1640. Social prudence in turn is subdivided in accordance with the two classes of society, the perfect and the imperfect, into political and domestic prudence. (a) Political prudence is the right administration of the affairs of a larger multitude, such as the State. (b) Domestic prudence is the right administration of the affairs of the family.

1641. Political prudence, according to usage, often has or may bear an unfavorable and evil signification. Hence, as we are considering now the virtue of prudence, we should remark that political prudence here is something very different from political methods or practices that are wise in evil, but not in good, though often called prudent (see 1651, 1674 sqq.). Examples: (a) Evil forms of government, such as tyranny, oligarchy, or mob rule, cannot be said to have the virtue of political prudence, no matter how successful they may seem, for they do not rule in the interests of the people at large, and this interest is the very beginning and end of true social prudence. (b) Evil practices in the regulation of government or of political parties—such as employment of foul means to maintain the interests of the State, corruption, bribery, intimidation, used for the purpose of winning the election of a ticket or candidate—cannot be honored with the name of prudence, but should rather be called Machiavellism and dishonest politics.

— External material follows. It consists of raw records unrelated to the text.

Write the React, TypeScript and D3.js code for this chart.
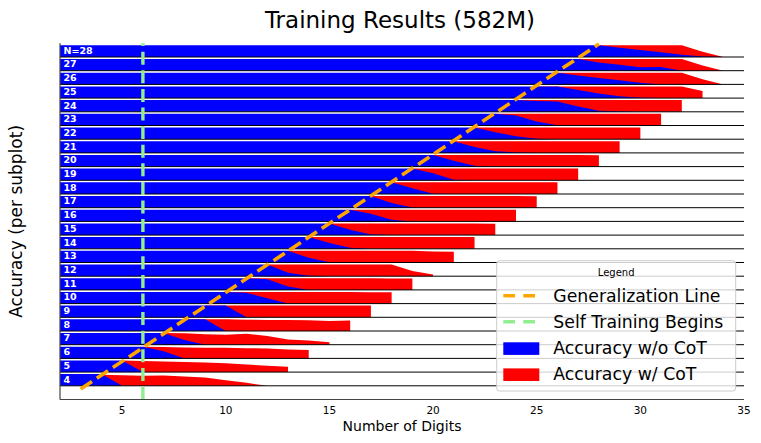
import React, { useEffect, useRef } from "react";
import * as d3 from "d3";

// one subplot per training size, bottom row first
const trainingSizes = [4, 5, 6, 7, 8, 9, 10, 11, 12, 13, 14, 15, 16, 17, 18, 19, 20, 21, 22, 23, 24, 25, 26, 27, 28];

// w/o CoT: accuracy is 1.0 from 2 digits up to this digit count
const blueFullTo = [4, 5, 6, 7, 9, 10, 10, 11, 12, 13, 14, 15, 16, 17, 18, 19, 20, 21, 22, 23, 24, 26, 26, 27, 28];

// w/o CoT: accuracy for the digit counts after that
const blueTail = [
  [0],
  [0],
  [0.6, 0],
  [0.4, 0],
  [0],
  [0],
  [0.92, 0.45, 0],
  [0.9, 0.3, 0],
  [0.3, 0.03, 0],
  [0.4, 0.02, 0],
  [0.5, 0.1, 0],
  [0.45, 0.05, 0],
  [0.65, 0.15, 0],
  [0.4, 0.02, 0],
  [0.5, 0.02, 0],
  [0.6, 0.05, 0],
  [0.5, 0.08, 0],
  [0.5, 0.15, 0.04, 0],
  [0.6, 0.25, 0.03, 0],
  [0.85, 0.35, 0.02, 0],
  [0.92, 0.88, 0.45, 0.1, 0.04, 0],
  [0.7, 0.4, 0.15, 0.02, 0],
  [0.75, 0.55, 0.35, 0.15, 0],
  [0.7, 0.5, 0.3, 0.32, 0],
  [0.8, 0.6, 0.4, 0.2, 0.05, 0],
];

// w/ CoT: accuracy starting at the training size
const redValues = [
  [0.95, 0.9, 0.86, 0.89, 0.8, 0.7, 0.48, 0.25, 0],
  [1, 0.95, 0.9, 0.87, 0.82, 0.75, 0.65, 0.55, 0.45],
  [1, 0.97, 0.94, 0.92, 0.9, 0.87, 0.84, 0.76, 0.72],
  [1, 0.97, 0.9, 0.85, 0.93, 0.75, 0.45, 0.35, 0.2],
  [1, 1, 1, 0.97, 0.95, 0.93, 0.92, 0.85, 0.9],
  [1, 1, 1, 1, 1, 1, 1, 1, 1],
  [1, 1, 1, 1, 1, 1, 1, 0.98, 0.97],
  [1, 1, 1, 1, 1, 1, 1, 0.98, 0.97],
  [1, 1, 1, 1, 1, 1, 1, 0.45, 0.15],
  [1, 1, 1, 1, 1, 1, 1, 0.95, 0.92],
  [1, 1, 1, 1, 1, 1, 1, 1, 1],
  [1, 1, 1, 1, 1, 1, 1, 1, 0.98],
  [1, 1, 1, 1, 1, 1, 1, 1, 1],
  [1, 1, 1, 1, 1, 1, 1, 1, 0.98],
  [1, 1, 1, 1, 1, 1, 1, 1, 1],
  [1, 1, 1, 1, 1, 1, 1, 1, 1],
  [1, 1, 1, 1, 1, 1, 1, 1, 0.98],
  [1, 1, 1, 1, 1, 1, 1, 1, 1],
  [1, 1, 1, 1, 1, 1, 1, 1, 1],
  [1, 1, 1, 1, 1, 1, 1, 1, 1],
  [1, 1, 1, 1, 1, 1, 1, 1, 1],
  [1, 1, 1, 1, 1, 1, 1, 1, 0.6],
  [1, 1, 1, 1, 1, 1, 1, 0.45, 0],
  [1, 1, 1, 1, 1, 1, 0.45, 0],
  [1, 1, 1, 1, 1, 0.45, 0],
];

const xTicks = [5, 10, 15, 20, 25, 30, 35];
const generalizationLine = [3, 28]; // digits = training size
const selfTrainingStart = 6;

const legendLines = [
  { label: "Generalization Line", color: "orange" },
  { label: "Self Training Begins", color: "lightgreen" },
];
const legendPatches = [
  { label: "Accuracy w/o CoT", color: "#0000ff" },
  { label: "Accuracy w/ CoT", color: "#ff0000" },
];

interface Pt {
  digit: number;
  acc: number;
}

const W = 761;
const H = 443;
const left = 60;
const right = 744;
const top = 43.3;
const bottom = 399.5;

const App: React.FC = () => {
  const ref = useRef<SVGSVGElement | null>(null);

  useEffect(() => {
    if (!ref.current) return;
    const svg = d3.select(ref.current);
    svg.selectAll("*").remove();
    const font = "DejaVu Sans, sans-serif";

    const x = d3.scaleLinear().domain([2, 35]).range([left, right]);
    // 26 rows: the sizes plus an empty one at the bottom
    const rowKeys = [...trainingSizes.slice().reverse(), 3];
    const band = d3.scaleBand<number>().domain(rowKeys).range([top, bottom]).padding(0);
    const rh = band.bandwidth();

    trainingSizes.forEach((n, i) => {
      const y0 = band(n)!;
      const y = d3.scaleLinear().domain([0, 1.17]).range([y0 + rh, y0]);
      const area = d3
        .area<Pt>()
        .x((d) => x(d.digit))
        .y0(y(0))
        .y1((d) => y(d.acc));

      const blue: Pt[] = [];
      for (let dg = 2; dg <= blueFullTo[i]; dg++) blue.push({ digit: dg, acc: 1 });
      blueTail[i].forEach((v, k) => blue.push({ digit: blueFullTo[i] + 1 + k, acc: v }));
      const red: Pt[] = redValues[i].map((v, k) => ({ digit: n + k, acc: v }));

      const g = svg.append("g");
      g.append("path").attr("d", area(red) || "").attr("fill", "#ff0000");
      g.append("path").attr("d", area(blue) || "").attr("fill", "#0000ff");
      g.append("line")
        .attr("x1", left)
        .attr("x2", right)
        .attr("y1", y(0))
        .attr("y2", y(0))
        .attr("stroke", "#000")
        .attr("stroke-width", 1);
      g.append("text")
        .attr("x", left + 3.5)
        .attr("y", y0 + rh / 2 + 3.6)
        .attr("fill", "#fff")
        .attr("font-family", font)
        .attr("font-weight", "bold")
        .attr("font-size", "9.5px")
        .text(n === 28 ? `N=${n}` : `${n}`);
    });

    // self training begins
    svg.append("line")
      .attr("x1", x(selfTrainingStart))
      .attr("x2", x(selfTrainingStart))
      .attr("y1", bottom)
      .attr("y2", top)
      .attr("stroke", "lightgreen")
      .attr("stroke-width", 3.4)
      .attr("stroke-dasharray", "13,5.6");

    // generalization line: digits == training size
    const gy = d3.scaleLinear().domain([3, 28]).range([389, 44]);
    svg.append("line")
      .attr("x1", x(generalizationLine[0]))
      .attr("y1", gy(generalizationLine[0]))
      .attr("x2", x(generalizationLine[1]))
      .attr("y2", gy(generalizationLine[1]))
      .attr("stroke", "orange")
      .attr("stroke-width", 3.6)
      .attr("stroke-dasharray", "13.5,5.8");

    // spines
    svg.append("line").attr("x1", left).attr("x2", left).attr("y1", top).attr("y2", bottom)
      .attr("stroke", "#444").attr("stroke-width", 1.2);
    svg.append("line").attr("x1", left).attr("x2", right).attr("y1", bottom).attr("y2", bottom)
      .attr("stroke", "#444").attr("stroke-width", 1.2);

    xTicks.forEach((t) => {
      svg.append("text")
        .attr("x", x(t))
        .attr("y", 413.5)
        .attr("text-anchor", "middle")
        .attr("font-family", font)
        .attr("font-size", "10.5px")
        .text(t);
    });

    svg.append("text")
      .attr("x", (left + right) / 2)
      .attr("y", 431)
      .attr("text-anchor", "middle")
      .attr("font-family", font)
      .attr("font-size", "14px")
      .text("Number of Digits");

    svg.append("text")
      .attr("transform", `translate(22,${(top + bottom) / 2}) rotate(-90)`)
      .attr("text-anchor", "middle")
      .attr("font-family", font)
      .attr("font-size", "17px")
      .text("Accuracy (per subplot)");

    svg.append("text")
      .attr("x", (left + right) / 2 - 2)
      .attr("y", 27.5)
      .attr("text-anchor", "middle")
      .attr("font-family", font)
      .attr("font-size", "23px")
      .text("Training Results (582M)");

    // legend
    const lg = svg.append("g").attr("transform", "translate(496.7,260.7)");
    lg.append("rect")
      .attr("width", 239)
      .attr("height", 130.3)
      .attr("rx", 3)
      .attr("fill", "#fff")
      .attr("fill-opacity", 0.8)
      .attr("stroke", "#cccccc")
      .attr("stroke-width", 1);
    lg.append("text")
      .attr("x", 119.5)
      .attr("y", 15.5)
      .attr("text-anchor", "middle")
      .attr("font-family", font)
      .attr("font-size", "10px")
      .text("Legend");
    const rowStep = 26.1;
    legendLines.forEach((d, i) => {
      const by = 41 + i * rowStep;
      lg.append("line")
        .attr("x1", 6.6)
        .attr("x2", 42.6)
        .attr("y1", by - 6)
        .attr("y2", by - 6)
        .attr("stroke", d.color)
        .attr("stroke-width", 3.4)
        .attr("stroke-dasharray", "11.7,8.3");
      lg.append("text")
        .attr("x", 56.6)
        .attr("y", by)
        .attr("font-family", font)
        .attr("font-size", "17.3px")
        .text(d.label);
    });
    legendPatches.forEach((d, i) => {
      const by = 41 + (i + 2) * rowStep;
      lg.append("rect")
        .attr("x", 6.6)
        .attr("y", by - 11.6)
        .attr("width", 36)
        .attr("height", 12.6)
        .attr("fill", d.color);
      lg.append("text")
        .attr("x", 56.6)
        .attr("y", by)
        .attr("font-family", font)
        .attr("font-size", "17.3px")
        .text(d.label);
    });
  }, []);

  return (
    <svg
      ref={ref}
      width={W}
      height={H}
      style={{ position: "absolute", left: 0, top: 0, background: "#fff" }}
    />
  );
};

export default App;
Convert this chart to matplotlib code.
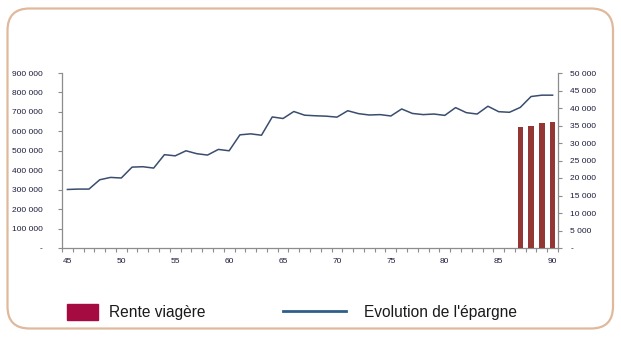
import matplotlib.pyplot as plt
from matplotlib.lines import Line2D
from matplotlib.patches import FancyBboxPatch, Rectangle
from matplotlib.ticker import FixedLocator, FuncFormatter

# Ages on the category axis
ages = list(range(45, 91))

# Savings balance (left axis)
epargne = [
    301000, 303000, 303000, 351000, 363000, 360000, 416000, 418000, 411000,
    480000, 474000, 500000, 485000, 478000, 507000, 500000, 582000, 587000,
    580000, 674000, 666000, 702000, 683000, 680000, 678000, 673000, 706000,
    691000, 684000, 686000, 679000, 715000, 692000, 686000, 689000, 682000,
    722000, 696000, 689000, 729000, 701000, 698000, 723000, 779000, 786000,
    786000,
]

# Annuity paid from 87 on (right axis)
rente_ages = [87, 88, 89, 90]
rente = [34700, 35000, 35600, 35900]

left_ticks = list(range(0, 900001, 100000))
right_ticks = list(range(0, 50001, 5000))
age_labels = list(range(45, 91, 5))

LINE_COLOR = "#3a4d6e"
BAR_COLOR = "#943634"
LEGEND_BAR = "#a50b40"
LEGEND_LINE = "#2e5e8a"
AXIS_GRAY = "#8c8c8c"
LABEL_COLOR = "#1c1c3c"
BORDER = "#e0b99c"

plt.rcParams["font.family"] = ["Liberation Sans", "DejaVu Sans"]


def spaced(v, pos=None):
    if v == 0:
        return "-"
    return f"{int(v):,}".replace(",", " ")


fig = plt.figure(figsize=(6.21, 3.4), dpi=100)
ax = fig.add_axes([62 / 621, 92 / 340, 496 / 621, 175 / 340])
ax2 = ax.twinx()

idx = list(range(len(ages)))
ax.plot(idx, epargne, color=LINE_COLOR, linewidth=1.1, zorder=3)
bar_idx = [ages.index(a) for a in rente_ages]
ax2.bar(bar_idx, rente, width=0.5, color=BAR_COLOR, zorder=2)

ax.set_xlim(-0.5, len(ages) - 0.5)
ax.set_ylim(0, 900000)
ax2.set_ylim(0, 50000)

ax.xaxis.set_major_locator(FixedLocator([ages.index(a) for a in age_labels]))
ax.set_xticklabels([str(a) for a in age_labels])
ax.xaxis.set_minor_locator(FixedLocator([i - 0.5 for i in range(len(ages) + 1)]))
ax.tick_params(axis="x", which="major", length=0, pad=7)
ax.tick_params(axis="x", which="minor", length=3, width=0.8, color=AXIS_GRAY)

ax.set_yticks(left_ticks)
ax.yaxis.set_major_formatter(FuncFormatter(spaced))
ax.tick_params(axis="y", length=3, width=0.8, color=AXIS_GRAY, pad=11)

ax2.set_yticks(right_ticks)
ax2.yaxis.set_major_formatter(FuncFormatter(spaced))
ax2.tick_params(axis="y", length=3, width=0.8, color=AXIS_GRAY, pad=6)

for a in (ax, ax2):
    a.tick_params(labelsize=6, labelcolor=LABEL_COLOR)
    a.spines["top"].set_visible(False)
    for s in ("left", "right", "bottom"):
        a.spines[s].set_color(AXIS_GRAY)
        a.spines[s].set_linewidth(0.9)
ax.spines["right"].set_visible(False)
ax2.spines["left"].set_visible(False)
ax2.spines["bottom"].set_visible(False)

# Legend row under the plot
legend_font = ["Liberation Sans Narrow", "Liberation Sans", "DejaVu Sans"]
fig.add_artist(Rectangle((67 / 621, 20 / 340), 31 / 621, 16 / 340,
                         transform=fig.transFigure, color=LEGEND_BAR))
fig.text(109 / 621, 28 / 340, "Rente viagère", fontsize=11.2,
         family=legend_font, color="#1a1a1a", va="center")
fig.add_artist(Line2D([283 / 621, 346 / 621], [29 / 340, 29 / 340],
                      transform=fig.transFigure, color=LEGEND_LINE,
                      linewidth=2))
fig.text(364 / 621, 28 / 340, "Evolution de l'épargne", fontsize=11.2,
         family=legend_font, color="#1a1a1a", va="center")

# Rounded frame around the whole chart
fig.add_artist(FancyBboxPatch((0.075, 0.115), 6.055, 3.2,
                              boxstyle="round,pad=0,rounding_size=0.22",
                              transform=fig.dpi_scale_trans,
                              facecolor="none", edgecolor=BORDER,
                              linewidth=1.6))

fig.savefig("out.png", dpi=100)
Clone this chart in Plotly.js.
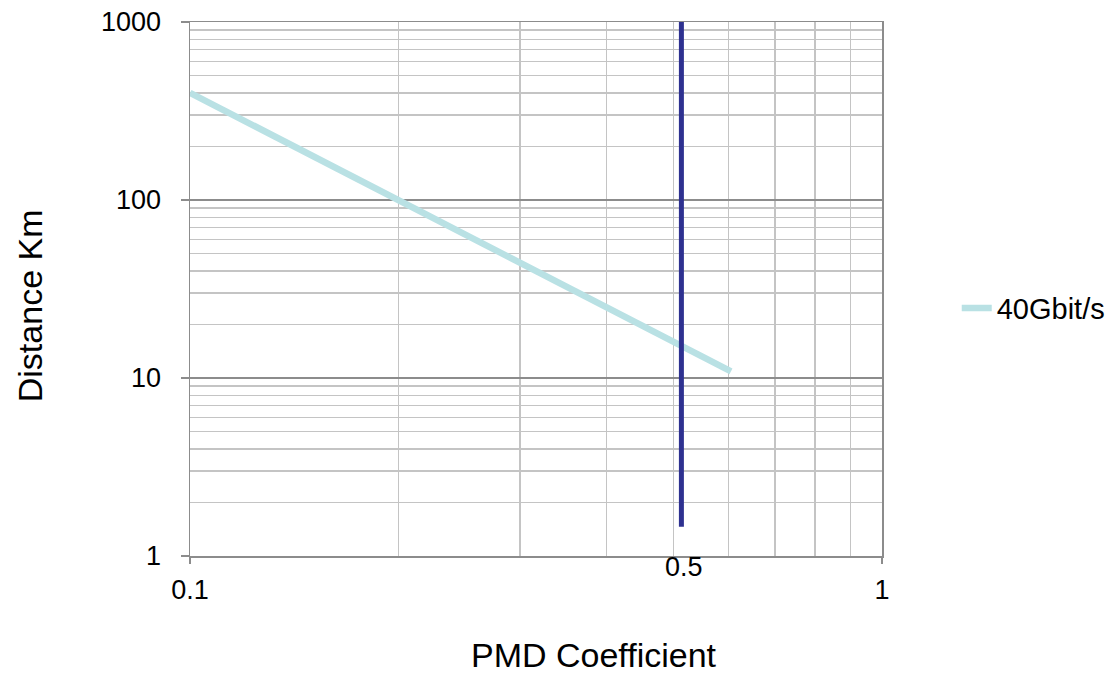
<!DOCTYPE html>
<html>
<head>
<meta charset="utf-8">
<script src="https://cdn.plot.ly/plotly-3.0.1.min.js"></script>
<style>html,body{margin:0;padding:0;background:#fff;}#chart{width:1111px;height:673px;}</style>
</head>
<body>
<div id="chart"></div>
<script>
// Data
const pmd = [0.1, 0.2, 0.3, 0.4, 0.5, 0.605];
const distance40G = [400, 100, 44.4, 25, 16, 10.9];
const seriesName = "40Gbit/s";
const limitX = [0.513, 0.513];
const limitY = [1.46, 1000];
const limitLabel = "0.5";
const xTitle = "PMD Coefficient";
const yTitle = "Distance Km";
const xTickVals = [0.1, 1];
const xTickText = ["0.1", "1"];
const yTickVals = [1, 10, 100, 1000];
const yTickText = ["1", "10", "100", "1000"];
const xMinorVals = [0.2, 0.3, 0.4, 0.5, 0.6, 0.7, 0.8, 0.9];
const yMinorVals = [2,3,4,5,6,7,8,9,20,30,40,50,60,70,80,90,200,300,400,500,600,700,800,900];

const font = "Liberation Sans, Arial, sans-serif";

const traces = [
  {
    x: pmd, y: distance40G, name: seriesName, type: "scatter", mode: "lines",
    line: {color: "#b9e1e4", width: 6.5},
    showlegend: true
  },
  {
    x: limitX, y: limitY, type: "scatter", mode: "lines",
    line: {color: "#2e3190", width: 5},
    showlegend: false, hoverinfo: "skip"
  }
];

const layout = {
  width: 1111, height: 673,
  margin: {l: 190, r: 229, t: 22, b: 117, autoexpand: false},
  paper_bgcolor: "#fff", plot_bgcolor: "#fff",
  font: {family: font, color: "#000", size: 27},
  showlegend: true,
  legend: {
    x: 1.108, xanchor: "left", y: 0.464, yanchor: "middle",
    font: {family: font, size: 29, color: "#000"},
    bgcolor: "rgba(0,0,0,0)", borderwidth: 0
  },
  xaxis: {
    type: "log", range: [-1, 0], automargin: false,
    tickmode: "array", tickvals: xTickVals, ticktext: xTickText,
    ticks: "outside", ticklen: 6, tickcolor: "#8c8c8c", tickwidth: 1.5,
    ticklabelstandoff: 3,
    showgrid: false,
    showline: true, linecolor: "#8c8c8c", linewidth: 1.5, mirror: true,
    minor: {tickvals: xMinorVals, showgrid: true, gridcolor: "#c4c4c4", gridwidth: 1.5, ticks: ""},
    zeroline: false,
    tickfont: {family: font, size: 27, color: "#000"}
  },
  yaxis: {
    type: "log", range: [0, 3], automargin: false,
    tickmode: "array", tickvals: yTickVals, ticktext: yTickText,
    ticks: "outside", ticklen: 8, tickcolor: "#8c8c8c", tickwidth: 1.5,
    ticklabelstandoff: 14,
    showgrid: true, gridcolor: "#8c8c8c", gridwidth: 1.5,
    showline: true, linecolor: "#8c8c8c", linewidth: 1.5, mirror: true,
    minor: {tickvals: yMinorVals, showgrid: true, gridcolor: "#c4c4c4", gridwidth: 1.5, ticks: ""},
    zeroline: false,
    tickfont: {family: font, size: 27, color: "#000"}
  },
  annotations: [
    {
      x: Math.log10(limitX[0]), xref: "x", y: -0.021, yref: "paper", xshift: 3,
      text: limitLabel, showarrow: false, xanchor: "center", yanchor: "middle",
      font: {family: font, size: 27, color: "#000"}
    },
    {
      x: 0.584, xref: "paper", y: -0.1854, yref: "paper",
      text: xTitle, showarrow: false, xanchor: "center", yanchor: "middle",
      font: {family: font, size: 34, color: "#000"}
    },
    {
      x: -0.231, xref: "paper", y: 0.468, yref: "paper",
      text: yTitle, showarrow: false, xanchor: "center", yanchor: "middle", textangle: -90,
      font: {family: font, size: 34, color: "#000"}
    }
  ]
};

Plotly.newPlot("chart", traces, layout, {displayModeBar: false, staticPlot: true});
</script>
</body>
</html>
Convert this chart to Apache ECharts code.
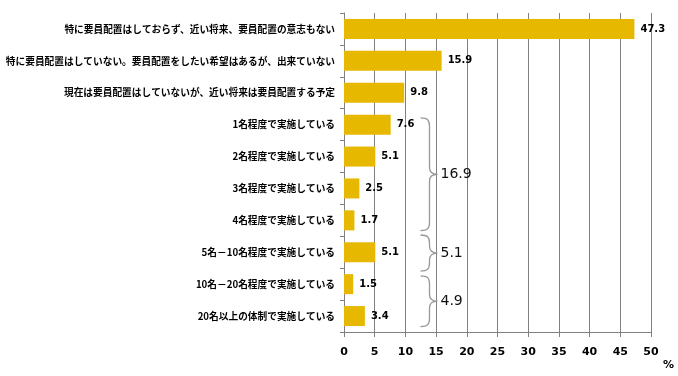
<!DOCTYPE html>
<html>
<head>
<meta charset="utf-8">
<script src="https://cdn.jsdelivr.net/npm/echarts@6/dist/echarts.min.js"></script>
<style>html,body{margin:0;padding:0;background:#fff}#c{width:678px;height:376px}</style>
</head>
<body>
<div id="c"></div>
<script>
const categories = [
  '特に要員配置はしておらず、近い将来、要員配置の意志もない',
  '特に要員配置はしていない。要員配置をしたい希望はあるが、出来ていない',
  '現在は要員配置はしていないが、近い将来は要員配置する予定',
  '1名程度で実施している',
  '2名程度で実施している',
  '3名程度で実施している',
  '4名程度で実施している',
  '5名－10名程度で実施している',
  '10名－20名程度で実施している',
  '20名以上の体制で実施している'
];
const values = [47.3, 15.9, 9.8, 7.6, 5.1, 2.5, 1.7, 5.1, 1.5, 3.4];
const xTicks = [0, 5, 10, 15, 20, 25, 30, 35, 40, 45, 50];
// brace groups: span in category units (top, bottom) and group total
const braceTop = [2.79, 6.46, 7.74];
const braceBottom = [6.32, 7.59, 9.33];
const braceTotals = ['16.9', '5.1', '4.9'];

const chart = echarts.init(document.getElementById('c'));
const braceData = braceTop.map((t, i) => [t, braceBottom[i], braceTotals[i]]);

chart.setOption({
  animation: false,
  title: {
    text: '%', left: 658, top: 355,
    textStyle: {fontSize: 11, fontWeight: 'bold', fontFamily: 'DejaVu Sans', color: '#000'}
  },
  grid: {left: 344, right: 27, top: 13, bottom: 44, outerBoundsMode: 'none', containLabel: false},
  xAxis: {
    type: 'value', min: xTicks[0], max: xTicks[xTicks.length - 1], interval: 5,
    axisLine: {show: true, lineStyle: {color: '#808080'}},
    axisTick: {show: true, length: 5, lineStyle: {color: '#808080'}},
    splitLine: {show: true, lineStyle: {color: '#808080', width: 1}},
    axisLabel: {margin: 15, fontSize: 11, fontWeight: 'bold', fontFamily: 'DejaVu Sans', color: '#000'}
  },
  yAxis: {
    type: 'category', inverse: true, data: categories,
    axisLine: {show: true, lineStyle: {color: '#808080'}},
    axisTick: {show: true, length: 4, lineStyle: {color: '#808080'}},
    axisLabel: {margin: 9, fontSize: 9.7, fontWeight: 'bold', fontFamily: 'Noto Sans CJK JP', color: '#000'}
  },
  series: [{
    type: 'bar', data: values, barWidth: 20,
    itemStyle: {color: '#E6B800'},
    label: {show: true, position: 'right', distance: 6, fontSize: 10, fontWeight: 'bold',
      fontFamily: 'DejaVu Sans', color: '#000',
      formatter: p => p.value.toFixed(1)}
  }, {
    type: 'custom', silent: true, z: 10,
    data: braceData,
    encode: {x: -1, y: -1},
    renderItem: function (params, api) {
      const top0 = api.coord([13.8, 0]);
      const top1 = api.coord([13.8, 1]);
      const band = top1[1] - top0[1];
      const x = Math.round(top0[0]) + 0.5;
      const t = top0[1] + api.value(0) * band;
      const b = top0[1] + api.value(1) * band;
      const m = (t + b) / 2;
      const d = ['M', x - 9, t, 'C', x - 2, t, x, t + 2, x, t + 8,
        'L', x, m - 7, 'C', x, m - 2, x + 3, m, x + 8, m,
        'C', x + 3, m, x, m + 2, x, m + 7,
        'L', x, b - 8, 'C', x, b - 2, x - 2, b, x - 9, b].join(' ');
      return {
        type: 'group',
        children: [{
          type: 'path', shape: {pathData: d},
          style: {fill: 'none', stroke: '#999999', lineWidth: 1.3}
        }, {
          type: 'text',
          style: {text: braceTotals[params.dataIndex], x: x + 11, y: m,
            verticalAlign: 'middle', align: 'left',
            fontSize: 14, fontFamily: 'DejaVu Sans', fill: '#111'}
        }]
      };
    }
  }]
});
</script>
</body>
</html>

1642. Prudence exercised for the benefit of the nation as a whole should be found, not only in rulers, but also in private citizens. We may distinguish, then, the following kinds of prudence:

(a) in those who conduct the affairs of the nation there should be governmental prudence or statesmanship. Of rulers prudence in the highest degree is expected; for the chief function of prudence is to direct actions, and the heads of States must direct not only their own actions but those of great bodies of men. Scripture speaks of prudence and justice as the two virtues that are especially needed in a prince (Jer., xxiii. 5);

(b) in those who direct the defense of the nation against its enemies there should be military prudence, for bravery has to be guided by wisdom: “A wise man is strong, and a knowing man, stout and valiant, because war is managed by due ordering, and there shall be safety where there are many counsels” (Prov., xxiv. 5, 6);

(c) in subjects there should also be political prudence, for, as they are rational beings and members of society, they should willingly rule their acts according to the law and should fulfill their own particular offices with a view, not only to their own individual good, but to the good of the whole community.

1643. Utility of Prudence for Society.—Hence, we see that none of the virtues is selfish or concerned exclusively with the good of individuals. (a) Thus, prudence, as just said, is political and domestic as well as individual; (b) justice is legal (i.e., towards society) as well as commutative (i.e., towards individuals); (c) even temperance (e.g., avoidance of drunkenness) and courage (e.g., defense of public safety) pertain to the common good and are commanded in laws of the State.

1644. Prudence attends chiefly to good morals, but it attends also to other goods that benefit human life.

(a) Thus, personal prudence directs one, not only to seek after virtue, but also to seek after lawful conveniences and to shun such things as are embarrassing or undesirable. Hence, the prudent man acts so as to avoid offense and to gain the good will of others; he studies the dispositions of those with whom he lives, so as to live peaceably, etc.; he protects himself against the attacks and snares of the unfriendly (cfr. Acts, xxiii. 6; Matt., xxii. 17).

(b) Domestic prudence provides not only for the virtuous lives of the members of the household, but also for their health and happiness, food and clothing, and other necessities and lawful pleasures (Luke, xii. 42).